Washington State

Office of the Attorney General

Attorney General

Bob Ferguson

As a victim of identity theft or fraud, you should take the following steps as soon as possible.

  1. Report the crime to the police or sheriff's office in the area where you live or where the crime occurred.
    Identity theft is a felony, and charges may be filed against the thief in the county where you live or where the crime took place. Ask the police to make a police report and give you a copy. You will need this to help correct your credit rating.
  2. Place a fraud alert and/or security freeze on your credit reports.
    You can place a fraud alert with one, simple phone call. This can help prevent an identity thief from opening additional accounts in your name, but doesn't block potential new credit like a security freeze. As soon as the credit bureau confirms your fraud alert, the other two credit bureaus will automatically be notified to place fraud alerts, and all three credit reports will be sent to you free of charge. Once you receive the reports, review them carefully for accounts you didn't open, debts you can't explain or inaccurate information.

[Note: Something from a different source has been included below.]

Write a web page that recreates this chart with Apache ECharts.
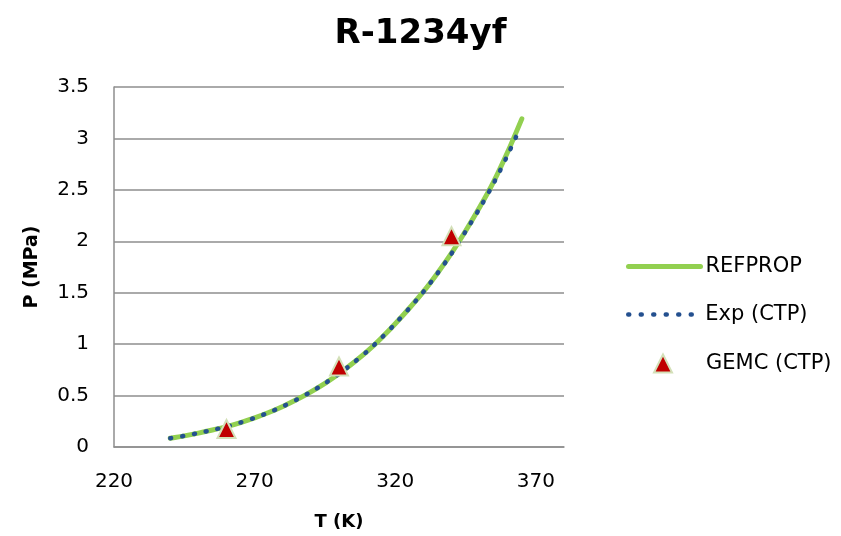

    security freeze is even stronger and prevents your files from being shared with potential creditors. A security freeze can help prevent identity theft since most businesses will not open credit accounts without checking a consumer's credit history first. You, too, will not be able to open new credit while a freeze is in place. Individuals can request that a freeze be temporarily lifted for the purpose of obtaining new credit.

  3. Report the crime to your bank, creditors and credit reporting agencies.
    Ask to speak to someone in the security or fraud department. They may advise you to close your accounts and start over with new ones. Also, ask your financial institution what procedures they require of victims whose credit cards or checks have been stolen or forged.

    Within 30 days of receiving proof of a consumer's identification and a copy of a filed police report verifying the consumer's claim that he or she is the victim of identity theft, a credit reporting agency must permanently block information from a credit report that may be the result of identity theft.

  4. Ask businesses to provide you with information about transactions made in your name.
    By law, businesses must give you this information, but may require proof of your identity -- including a copy of the police report and your fingerprints. If you need to obtain your fingerprints for this purpose, the Washington State Patrol provides this service. You will pay a fee and will have to wait for processing before you receive a letter notifying you that the fingerprints are on file. You may present this letter to businesses and creditors as proof of your identity.
  5. Contact the Federal Trade Commission’s Identity Theft Hotline, 1-877-IDTHEFT or visit the FTC’s ID Theft web site. Among other things, the FTC site provides a uniform ID Theft Affidavit that is accepted and endorsed by many businesses.